2011-09-07 11:26:49 -07:00
parent 375f1cb8e8
commit c86128e8ee
4 changed files with 195 additions and 54 deletions
--- a/opt.cpp
+++ b/opt.cpp
@@ -1433,16 +1433,12 @@ LowerMaskedStorePass::runOnBasicBlock(llvm::BasicBlock &bb) {
        llvm::Value *rvalue  = callInst->getArgOperand(1);
        llvm::Value *mask = callInst->getArgOperand(2);

-        // On SSE, we need to choose between doing the load + blend + store
-        // trick, or serializing the masked store.  On targets with a
-        // native masked store instruction, the implementations of
-        // __masked_store_blend_* should be the same as __masked_store_*,
-        // so this doesn't matter.  On SSE, blending is generally more
-        // efficient and is always safe to do on stack-allocated values.(?)
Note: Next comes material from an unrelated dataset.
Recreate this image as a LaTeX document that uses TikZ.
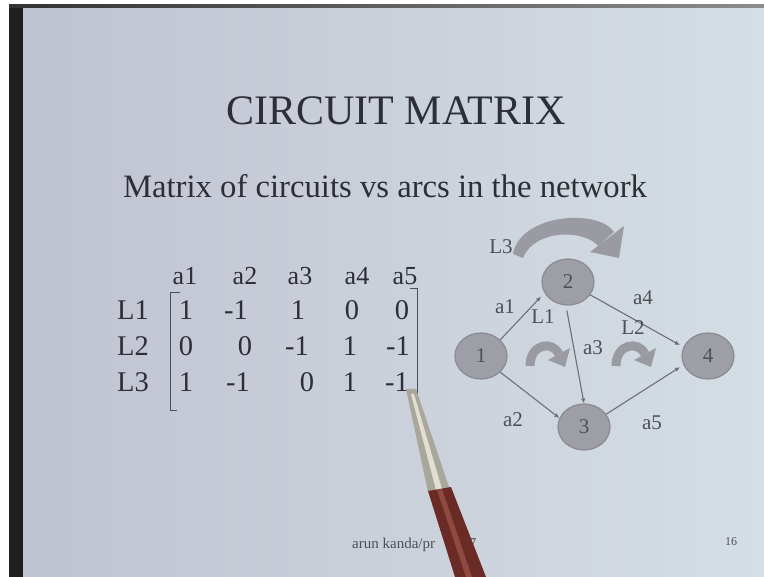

-        bool doBlend = (g->target.isa != Target::AVX &&
+        // We need to choose between doing the load + blend + store trick,
+        // or serializing the masked store.  Even on targets with a native
+        // masked store instruction, this is preferable since it lets us
+        // keep values in registers rather than going out to the stack.
+        bool doBlend = (!g->opt.disableBlendedMaskedStores ||
                        lIsStackVariablePointer(lvalue));
-        if (g->target.isa == Target::SSE4 || g->target.isa == Target::SSE2)
-            doBlend |= !g->opt.disableBlendedMaskedStores;

        // Generate the call to the appropriate masked store function and
        // replace the __pseudo_* one with it.